Tuell was born and lived in Chicago until retiring to Crystal Falls, but she has always felt a vital connection to Iron County.
“My mother (Angeline Tuchowski) was born and raised in Crystal Falls,” Tuell began. “She went to Chicago for work when she was 18 and met my dad and settled there. But my grandparents still had their farm, and I came up on the train and stayed all summer on the farm.
“I’ve always said, ‘I was probably coming here before I was born.’ I’ve always loved it, I always wanted to come back. I love the peacefulness, the quiet.”
So Tuell stayed for good this time and brought her love of crafting along. Judi started out making doll cribs and different home decorations, among other items, and Al helped her cut the wood. She sold her wares at craft shows and stores but after a while felt like her hobby was becoming a burden.
“It became more of an assembly line rather than fun,” said Tuell, who worked as a bookkeeper before retiring. “I was in five or six stores, and I didn’t want it to grow to that volume. It was just getting out of hand.”
So she scaled back, though her creative impulses never completely vanished. They came roaring back as she and Al went about building their home. Though she had plenty to do with that endeavor, Tuell began to feel the itch to create again.
After a year, she began with her birdhouses, and off she went.
“I just needed to release that creative stuff,” Tuell said. “My grandmother (Mary) was very talented, and my mother was very talented and was always putzing and sewing, so it was a natural thing for me. It was just a natural part of my life.”
She quickly grew to love designing and building her birdhouses. Plus, she was able to reuse materials like old hinges and nails and old oak storm fencing that were lying around her home and property. Her birdhouses, in turn, have a definitive natural look. No two are alike.
But just as she got going at the Porter School Market Place around 2010, the effects of the area’s economic struggle began to hurt her sales. And that’s when she began to add to her repertoire.
“I still needed to make my rent, so somebody suggested that I bake cookies,” Judi said. “So I started that and, well, the cookies just took off.”
Tuell now devotes two or three days a week to baking from spring into the early winter months. She wants her cookies to be fresh for her customers so she will start baking late Thursday or early Friday so she can have them ready to go when she opens on Saturday at 9 a.m.
The entire process of baking, cooling, packaging and labeling takes anywhere from five to eight hours, Tuell said.
Ironically, Judi doesn’t eat her baked goods, even the popular lime meltaways, because she is a type-2 diabetic.
“If it’s a new cookie (type) I’ll taste it, but that’s about it,” she said.
Tuell is planning on adding some gluten-free cookies this season (one made with almond flour and chocolate chips) and will also continue to produce her jams and jellies, made with honey and stevia.

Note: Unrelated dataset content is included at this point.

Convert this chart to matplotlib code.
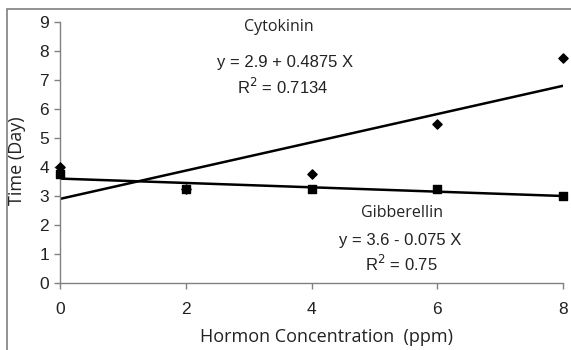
import matplotlib
matplotlib.use("Agg")
import matplotlib.pyplot as plt
from matplotlib.patches import Rectangle
import numpy as np

conc = [0, 2, 4, 6, 8]
cytokinin = [4.0, 3.25, 3.75, 5.5, 7.75]
gibberellin = [3.75, 3.25, 3.25, 3.25, 3.0]
cyto_fit = (2.9, 0.4875)
gib_fit = (3.6, -0.075)
xticks = [0, 2, 4, 6, 8]
yticks = [0, 1, 2, 3, 4, 5, 6, 7, 8, 9]

fig = plt.figure(figsize=(5.71, 3.5), dpi=100)
ax = fig.add_axes([60/571, 1-283/350, (563-60)/571, (283-22)/350])

# outer frame (only top/left visible in the reference)
fig.patches.append(Rectangle((7/571, -0.1), 1.2, 1 - 9/350 + 0.1, transform=fig.transFigure,
                             fill=False, edgecolor="#7f7f7f", linewidth=1.2))

xs = np.array([0, 8])
ax.plot(xs, cyto_fit[0] + cyto_fit[1]*xs, color="black", lw=1.8, zorder=2)
ax.plot(xs, gib_fit[0] + gib_fit[1]*xs, color="black", lw=1.8, zorder=2)
ax.scatter(conc, gibberellin, marker="s", s=30, color="black", zorder=3, clip_on=False)
ax.scatter(conc, cytokinin, marker="D", s=22, color="black", zorder=3, clip_on=False)

ax.set_xlim(0, 8)
ax.set_ylim(0, 9)
ax.set_xticks(xticks)
ax.set_yticks(yticks)
for s in ["top", "right"]:
    ax.spines[s].set_visible(False)
for s in ["left", "bottom"]:
    ax.spines[s].set_color("#808080")
    ax.spines[s].set_linewidth(1.0)
ax.tick_params(axis="both", direction="out", length=4, color="#808080", width=1.0,
               labelsize=12.5, labelcolor="#222222")
ax.tick_params(axis="x", pad=10)
ax.tick_params(axis="y", pad=4)
for lab in ax.get_xticklabels() + ax.get_yticklabels():
    lab.set_fontfamily("Liberation Sans")

def ftxt(x, y, s, fam, size, rot=0):
    fig.text(x/571, 1-y/350, s, ha="center", va="center", fontfamily=fam, fontsize=size,
             color="#222222", rotation=rot)

ftxt(327, 337, "Hormon Concentration  (ppm)", "Open Sans", 13)
ftxt(17, 161, "Time (Day)", "Open Sans", 13, rot=90)

ftxt(279, 27, "Cytokinin", "Open Sans", 11.5)
ftxt(285, 62, "y = 2.9 + 0.4875 X", "Liberation Sans", 12)
ftxt(283, 87, "R$^2$ = 0.7134", "Liberation Sans", 12)
ftxt(402, 213, "Gibberellin", "Open Sans", 11.5)
ftxt(400, 240, "y = 3.6 - 0.075 X", "Liberation Sans", 12)
ftxt(401, 264, "R$^2$ = 0.75", "Liberation Sans", 12)

fig.savefig("out.png", dpi=100)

Additionally, Tuell is building a special item this summer for Alpha’s centennial celebration from July 3-5, a model of the Porter School to be sold as part of a fundraiser for the Porter School Library.
As her years of woodworking have proceeded, Tuell has learned to do her own cutting, though Al will help her from time to time.
“I use the chop saw, and I’ve learned to use a table saw,” she said. “I had a gentleman come up to me and say, ‘Your husband must help you.’ But I said, ‘No, I do it now.’ And he looked at me like ….”
Since she began renting her space at Porter School, Tuell has developed a special feeling for the old Alpha schoolhouse and the people who frequent the shops.   
“Porter School is a unique place, I don’t even know how to describe it. (And) the people have been very, very supportive from all over. Lots of people come back for the cookies, and now I have customers coming in every year and they’re buying a different birdhouse, so that’s exciting.”
Tuell’s creations will again be available this year when the Market Place opens on May 3.
For the second year, the Porter School Market Place will host fairs on the first Saturday of the month, when crafters can rent spaces and show their wares. Also during the summer, there will be spaces to rent outside of the school that complement the seasonal farmers markets.
For Tuell, the whole operation has come a long way since the “madness” began.
“What did I expect? If I sold one or two birdhouses, I was like a kid in a candy shop. I thought it was great. Then to have people come back every year, that’s even more fun.”